For a long time, that was true of Rickenbacker International Airport (LCK), a dedicated cargo airport located 10 miles south of downtown Columbus, near the city of Lockbourne, Ohio. As the home of L Brands, Inc., owner of major retail brands such as Victoria’s Secret, Pink, Bath & Body Works, Henri Bendel and La Senza, central Ohio has long been a magnet for fashion imports from Europe and Asia. Other stand-alone apparel retailers that have spun off from L Brands – including, Abercrombie & Fitch, The Limited, Ann Taylor and many others – are also located in the Columbus area, with direct connections to distribution networks for brands like Gap, Eddie Bauer and lululemon. But since trade flows in Columbus were mostly a one-way street, shippers could never achieve significant outbound airfreight volumes.
But today, LCK may be one of the few facilities to break the all-cargo airport curse and become a major international logistics center, not only for imports, but for exports as well. Just as Apple had to work hard for many years before the Mac brand took off, it has taken years of careful planning and cooperation between LCK stakeholders, both public and private, to put Rickenbacker on track to becoming a major gateway option for freight forwarders and carriers with interests in the Midwestern region of the United States.
Rickenbacker’s value proposition for exports, according to Columbus Airport Authority vice president David Whitaker, “is the often shorter distance to the export gateway from where the commodities are originating, less congestion, plenty of space and good service.” With ten 100-tonne aircraft arriving and departing each week, and carriers now able to accept exports, he added that Rickenbacker’s opportunity has now become a reality.
“I’m absolutely convinced it’s got a future,” said Cathay Pacific’s director of freight, Mark Sutch. “Our entrance into Rickenbacker was very much through the backdoor of a particular client. We were able to bring in 50 tonnes a few times per week from Hong Kong on the back of an extended service from Chicago.”
Jumping forward to the present, Cathay has been operating a four-times-weekly service from Hong Kong since October 2015. Moreover, the first quarter of 2016 was Cathay’s largest on record at Rickenbacker, with more than 2,000 tonnes moved through the airport, or 20.4 percent more than the same quarter in 2015 – a phenomenal achievement given the huge boost to air freight from the port crisis in Q1 2015.
False starts in the past
Originally built for military use, LCK was opened by the U.S. Army in 1942 as a B-17 training facility and remained under military control until April 1980. Commercial activities started up a few years later when FedEx initiated operations at the hub. Soon, forwarders began flying charters into the airport as well, taking advantage of LCK’s geographical location and economic activity in the region. By truck, Rickenbacker is within a ten-hour drive to 50 to 60 percent of the U.S. and Canadian populations. Given proper road-feeder connectivity, this feature, according to many of the forwarders Air Cargo World spoke with, makes LCK a viable alternative for congested airports between Chicago and New York, and everywhere in between.

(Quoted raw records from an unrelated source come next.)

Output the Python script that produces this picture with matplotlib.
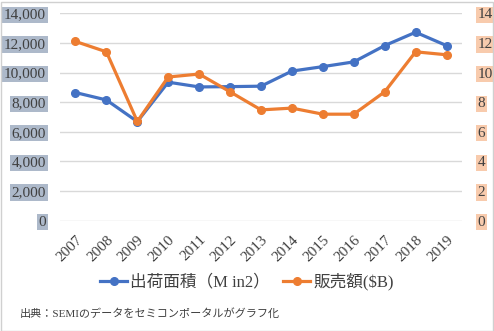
import matplotlib
matplotlib.use("Agg")
import matplotlib.pyplot as plt
from matplotlib.patches import Rectangle

plt.rcParams['font.family'] = ['Liberation Serif', 'Noto Sans CJK JP', 'DejaVu Sans']

years = ['2007', '2008', '2009', '2010', '2011', '2012', '2013',
         '2014', '2015', '2016', '2017', '2018', '2019']
area = [8650, 8150, 6690, 9350, 9030, 9050, 9080, 10100, 10400, 10720, 11820, 12720, 11820]
sales = [12.1, 11.4, 6.7, 9.7, 9.9, 8.7, 7.48, 7.6, 7.19, 7.19, 8.7, 11.4, 11.2]
left_ticks = [0, 2000, 4000, 6000, 8000, 10000, 12000, 14000]
right_ticks = [0, 2, 4, 6, 8, 10, 12, 14]
label_area = '出荷面積（M in2）'
label_sales = '販売額($B)'
source = '出典：SEMIのデータをセミコンポータルがグラフ化'

W, H = 494, 331
fig = plt.figure(figsize=(W / 100, H / 100), dpi=100)
ax = fig.add_axes([60 / W, 1 - 220.7 / H, (462 - 60) / W, (220.7 - 13.3) / H])
x = list(range(len(years)))

blue = '#4472c4'
orange = '#ed7d31'

ax.set_xlim(-0.5, len(years) - 0.5)
ax.set_ylim(0, 14000)
ax.set_yticks(left_ticks)
ax.set_yticklabels([f'{v:,}' for v in left_ticks])
for s in ax.spines.values():
    s.set_visible(False)
ax.grid(axis='y', color='#d9d9d9', linewidth=1)
ax.set_axisbelow(True)
ax.tick_params(axis='both', length=0, labelsize=11, colors='#404040')
ax.tick_params(axis='y', pad=10)
for t in ax.get_yticklabels():
    t.set_bbox(dict(facecolor='#adb9ca', edgecolor='none', pad=1.2))
ax.set_xticks(x)
ax.set_xticklabels(years, rotation=45, ha='right', rotation_mode='anchor', fontsize=11)
ax.tick_params(axis='x', pad=9)

l1, = ax.plot(x, area, color=blue, linewidth=2.3, marker='o', markersize=5.5, label=label_area, zorder=3)

ax2 = ax.twinx()
ax2.set_ylim(0, 14)
ax2.set_yticks(right_ticks)
ax2.set_yticklabels([str(v) for v in right_ticks])
for s in ax2.spines.values():
    s.set_visible(False)
ax2.tick_params(axis='y', length=0, labelsize=11, colors='#404040', pad=11)
for t in ax2.get_yticklabels():
    t.set_bbox(dict(facecolor='#f8cbad', edgecolor='none', pad=1.2))
l2, = ax2.plot(x, sales, color=orange, linewidth=2.3, marker='o', markersize=5.5, label=label_sales, zorder=3)

fig.legend(handles=[l1, l2], loc='center', bbox_to_anchor=(0.5, 1 - 282 / H), ncol=2,
           frameon=False, fontsize=12, handlelength=1.6, handletextpad=0.2, columnspacing=0.8,
           labelcolor='#404040')

fig.text(20 / W, 1 - 313 / H, source, fontsize=8, color='#404040', va='center', ha='left')

fig.patches.append(Rectangle((0.5 / W, 0.5 / H), (W - 2) / W, (H - 2) / H, transform=fig.transFigure,
                             fill=False, edgecolor='#d0d0d0', linewidth=1))

fig.savefig('out.png', dpi=100)
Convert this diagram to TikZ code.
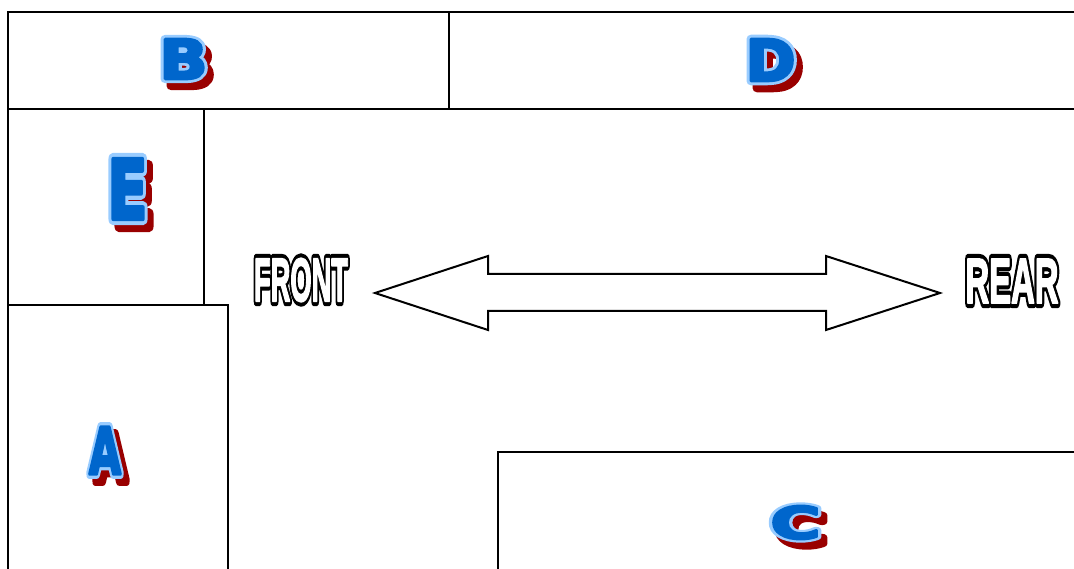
\documentclass[tikz,border=0pt]{standalone}
\usepackage{graphicx}
\usepackage{fontspec}
\setmainfont{Liberation Sans}
\newfontfamily\letterbody{DejaVu Sans Bold}[FakeBold=5]
\newfontfamily\letterouter{DejaVu Sans Bold}[FakeBold=15]
\newfontfamily\labelbody{Liberation Sans Bold}[FakeBold=3]
\newfontfamily\labelouter{Liberation Sans Bold}[FakeBold=16]
\definecolor{letterblue}{HTML}{0066CC}
\definecolor{letterlight}{HTML}{99CCFF}
\definecolor{lettershadow}{HTML}{990000}
\tikzset{
  wall/.style={line width=2.2pt,black},
  arrowshape/.style={line width=2pt,black,fill=white,line join=miter},
  layer/.style={inner sep=0pt,line join=round,miter limit=1}
}
% #1 name, #2 coordinate, #3 width, #4 height, #5 text, #6 colour, #7 font
\newcommand\layertext[7]{%
  \node[layer] (#1) at (#2) {\pgfsetroundjoin\resizebox{#3}{#4}{\color{#6}#7#5}};
}
% #1 name, #2 coordinate, #3 width, #4 height, #5 letter
\newcommand\fancyletter[5]{%
  \coordinate (#2s) at ([shift={(6pt,-7pt)}]#2);
  \layertext{#1s}{#2s}{#3}{#4}{#5}{lettershadow}{\letterouter}
  \layertext{#1o}{#2}{#3}{#4}{#5}{letterlight}{\letterouter}
  \layertext{#1}{#2}{#3}{#4}{#5}{letterblue}{\letterbody}
}
\begin{document}
\begin{tikzpicture}[x=1pt,y=-1pt]
\useasboundingbox (0,0) rectangle (1074,569);
\clip (0,0) rectangle (1074,569);
% walls
\draw[wall] (1080,12) -- (8,12) -- (8,575);
\draw[wall] (8,109) -- (1080,109);
\draw[wall] (449,12) -- (449,109);
\draw[wall] (204,109) -- (204,305);
\draw[wall] (8,305) -- (228,305) -- (228,575);
\draw[wall] (1080,452) -- (498,452) -- (498,575);
% double arrow
\draw[arrowshape] (375,293) -- (488,256) -- (488,274) -- (826,274) -- (826,256)
  -- (940,293) -- (826,330) -- (826,311) -- (488,311) -- (488,330) -- cycle;
% letters
\coordinate (pB) at (183.5,59);
\coordinate (pD) at (770.5,60);
\coordinate (pE) at (127.5,189);
\coordinate (pA) at (105,450.5);
\coordinate (pC) at (795.5,522.5);
\fancyletter{B}{pB}{48pt}{40pt}{B}
\fancyletter{D}{pD}{50pt}{42pt}{D}
\fancyletter{E}{pE}{40pt}{60pt}{E}
\fancyletter{A}{pA}{32pt}{47pt}{A}
\fancyletter{C}{pC}{50pt}{33pt}{C}
% labels
\coordinate (pFront) at (301,280);
\coordinate (pRear) at (1012,281);
\layertext{frontbg}{pFront}{94pt}{43pt}{FRONT}{black}{\labelouter}
\layertext{front}{pFront}{94pt}{43pt}{FRONT}{white}{\labelbody}
\layertext{rearbg}{pRear}{93pt}{44pt}{REAR}{black}{\labelouter}
\layertext{rear}{pRear}{93pt}{44pt}{REAR}{white}{\labelbody}
\end{tikzpicture}
\end{document}
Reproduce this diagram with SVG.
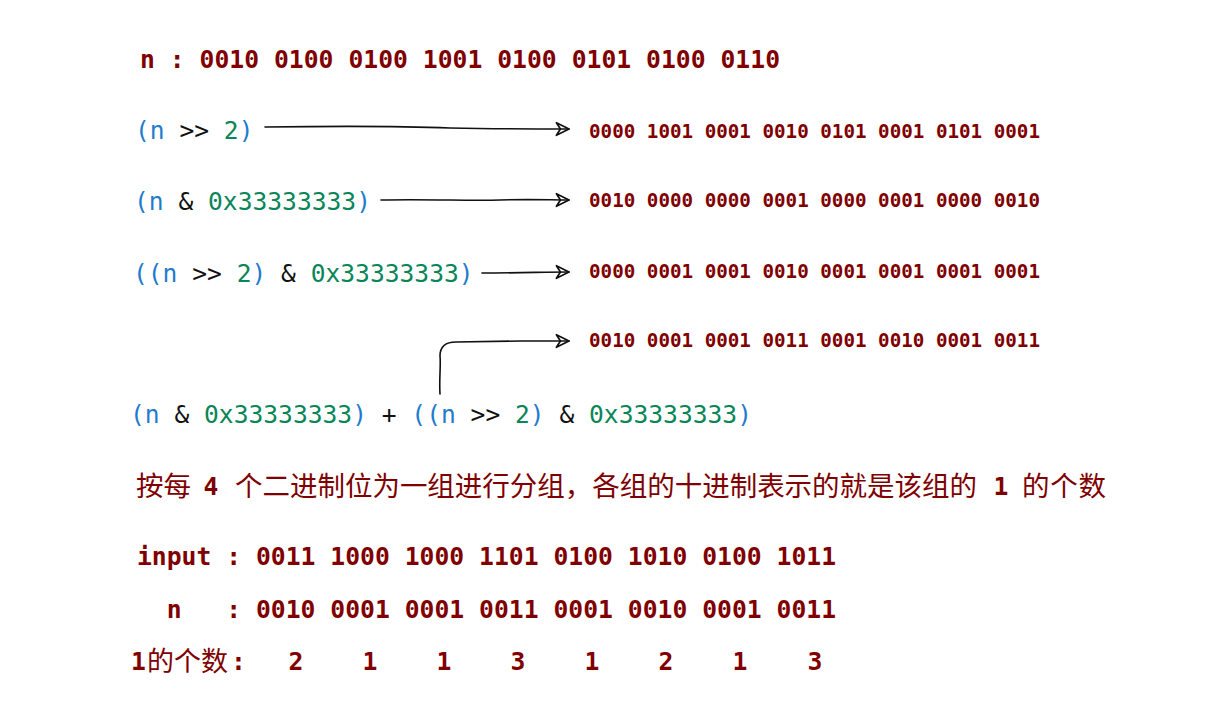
<svg xmlns="http://www.w3.org/2000/svg" width="1216" height="712" viewBox="0 0 1216 712">
<style>
.bold{font-family:"DejaVu Sans Mono","Liberation Mono",monospace;font-weight:bold;fill:#800000;white-space:pre}
.big{font-size:24.7px}
.small{font-size:19.2px}
.code{font-family:"DejaVu Sans Mono","Liberation Mono",monospace;font-size:24.6px;fill:#000;white-space:pre}
.b{fill:#1f7ccc}
.g{fill:#098658}
.k{fill:#111}
.cjk{font-family:"Noto Sans CJK SC","Noto Sans",sans-serif;font-size:27.5px;fill:#800000}
.arrow{fill:none;stroke:#111;stroke-width:1.6;stroke-linecap:round;stroke-linejoin:round}
</style>
<defs>
<marker id="ah" markerUnits="userSpaceOnUse" markerWidth="16" markerHeight="16" viewBox="0 0 14 14" refX="12" refY="7" orient="auto">
<path d="M1,1.5 L12,7 L1,12.5 L4.5,7 Z" fill="none" stroke="#111" stroke-width="1.5" stroke-linejoin="round"/>
</marker>
</defs>
<rect width="1216" height="712" fill="#fff"/>

<g id="n-value">
<text class="bold big" x="140" y="68" textLength="640" lengthAdjust="spacing">n : 0010 0100 0100 1001 0100 0101 0100 0110</text>
</g>

<g id="expr-shift">
<text class="code" x="135" y="139" xml:space="preserve"><tspan class="b">(n</tspan><tspan class="k"> &gt;&gt; </tspan><tspan class="g">2</tspan><tspan class="b">)</tspan></text>
</g>
<g id="res-shift">
<text class="bold small" x="589" y="138" textLength="451" lengthAdjust="spacing">0000 1001 0001 0010 0101 0001 0101 0001</text>
</g>

<g id="expr-mask">
<text class="code" x="134" y="210" xml:space="preserve"><tspan class="b">(n</tspan><tspan class="k"> &amp; </tspan><tspan class="g">0x33333333</tspan><tspan class="b">)</tspan></text>
</g>
<g id="res-mask">
<text class="bold small" x="589" y="207" textLength="451" lengthAdjust="spacing">0010 0000 0000 0001 0000 0001 0000 0010</text>
</g>

<g id="expr-shift-mask">
<text class="code" x="133" y="282" xml:space="preserve"><tspan class="b">((n</tspan><tspan class="k"> &gt;&gt; </tspan><tspan class="g">2</tspan><tspan class="b">)</tspan><tspan class="k"> &amp; </tspan><tspan class="g">0x33333333</tspan><tspan class="b">)</tspan></text>
</g>
<g id="res-shift-mask">
<text class="bold small" x="589" y="278" textLength="451" lengthAdjust="spacing">0000 0001 0001 0010 0001 0001 0001 0001</text>
</g>

<g id="res-sum">
<text class="bold small" x="589" y="347" textLength="451" lengthAdjust="spacing">0010 0001 0001 0011 0001 0010 0001 0011</text>
</g>
<g id="expr-sum">
<text class="code" x="130" y="423" xml:space="preserve"><tspan class="b">(n</tspan><tspan class="k"> &amp; </tspan><tspan class="g">0x33333333</tspan><tspan class="b">)</tspan><tspan class="k"> + </tspan><tspan class="b">((n</tspan><tspan class="k"> &gt;&gt; </tspan><tspan class="g">2</tspan><tspan class="b">)</tspan><tspan class="k"> &amp; </tspan><tspan class="g">0x33333333</tspan><tspan class="b">)</tspan></text>
</g>

<g id="connectors">
<path class="arrow" d="M265,127 C340,126 400,126 450,128 C500,129 540,129 569,129" marker-end="url(#ah)"/>
<path class="arrow" d="M381,200 C430,199 470,201 500,200 C530,199 550,200 569,200" marker-end="url(#ah)"/>
<path class="arrow" d="M482,273 C520,273 545,272 569,272" marker-end="url(#ah)"/>
<path class="arrow" d="M440,394 C439,380 441,365 440,356 Q440,342 456,342 L520,341 L569,341" marker-end="url(#ah)"/>
</g>

<g id="explanation">
<text class="cjk" x="136" y="496">按每</text>
<text class="bold big" x="211" y="495" text-anchor="middle">4</text>
<text class="cjk" x="235" y="496" textLength="742" lengthAdjust="spacing">个二进制位为一组进行分组，各组的十进制表示的就是该组的</text>
<text class="bold big" x="1001" y="495" text-anchor="middle">1</text>
<text class="cjk" x="1022" y="496" textLength="84" lengthAdjust="spacing">的个数</text>
</g>

<g id="input-row">
<text class="bold big" x="137" y="565" textLength="699" lengthAdjust="spacing" xml:space="preserve">input : 0011 1000 1000 1101 0100 1010 0100 1011</text>
</g>
<g id="n-row">
<text class="bold big" x="137" y="618" textLength="699" lengthAdjust="spacing" xml:space="preserve">  n   : 0010 0001 0001 0011 0001 0010 0001 0011</text>
</g>
<g id="count-row">
<text class="bold big" x="131" y="670">1</text>
<text class="cjk" x="147" y="671" style="font-size:27px">的个数</text>
<text class="bold big" x="231" y="670">:</text>
<text class="bold big" x="296" y="670" text-anchor="middle">2</text>
<text class="bold big" x="370" y="670" text-anchor="middle">1</text>
<text class="bold big" x="444" y="670" text-anchor="middle">1</text>
<text class="bold big" x="518" y="670" text-anchor="middle">3</text>
<text class="bold big" x="592" y="670" text-anchor="middle">1</text>
<text class="bold big" x="666" y="670" text-anchor="middle">2</text>
<text class="bold big" x="740" y="670" text-anchor="middle">1</text>
<text class="bold big" x="815" y="670" text-anchor="middle">3</text>
</g>
</svg>
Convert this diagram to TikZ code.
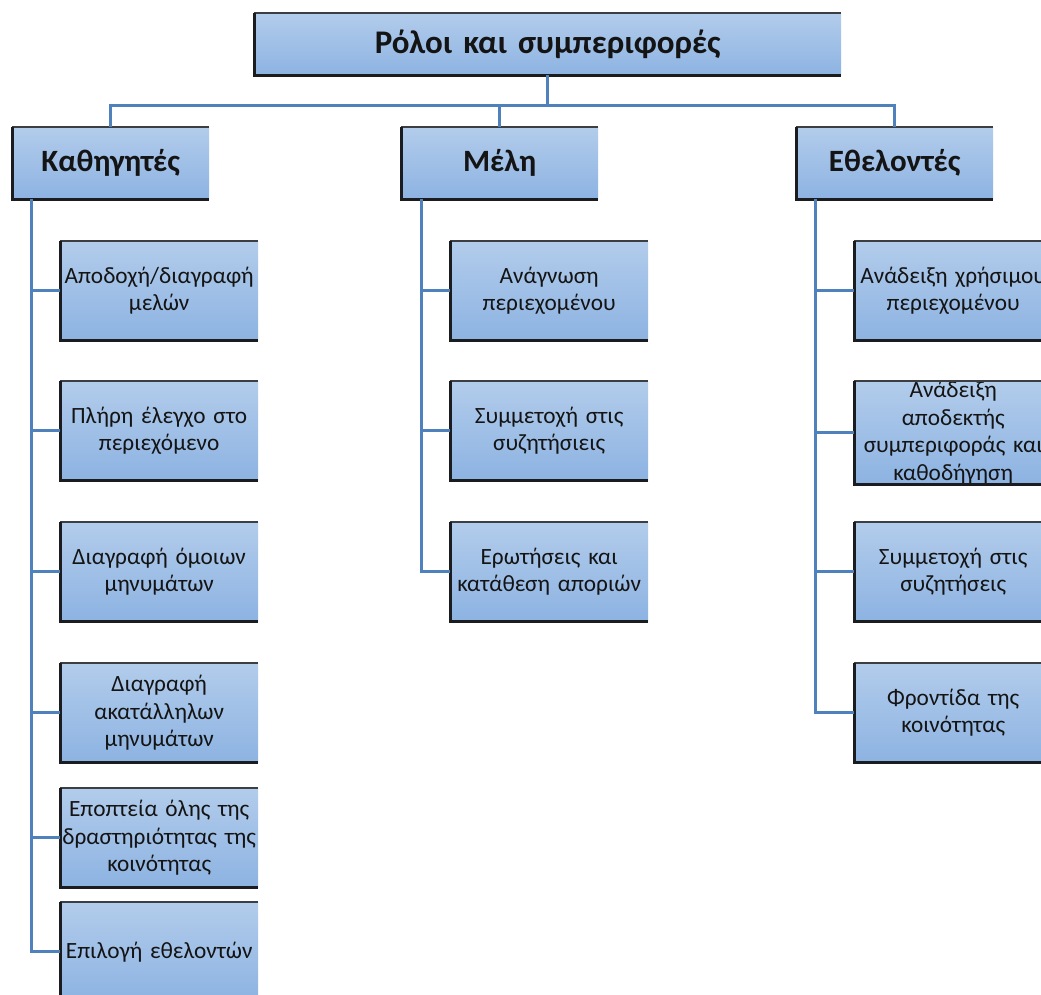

In the mid-‘90s LCK was served by a healthy number of charter flights operated by carriers such as Polar Air Cargo, Southern Air Transport and British Airways; even KLM operated a weekly scheduled freighter. Bill Snyder, marketing manager for Rickenbacker at the time, said, “The water in this pot is 210 degrees, but it’s not boiling yet.”
Despite these encouraging signs, LCK never reached full boil in the 1990s and early 2000s. Instead, it incurred deficits for the county of about US$5 million each year. The initiative driving growth today began in 2003 when the Columbus Airport Authority assumed control of Rickenbacker. At that juncture, public-private cooperation began to coalesce with a vision for what the airport authority’s leaders hoped would be a viable path towards self-sufficiency. “We had to move away from dependency on the county,” recounts the Columbus Airport Authority’s CEO, Elaine Roberts. “Getting community support, both local and federal, was critical.”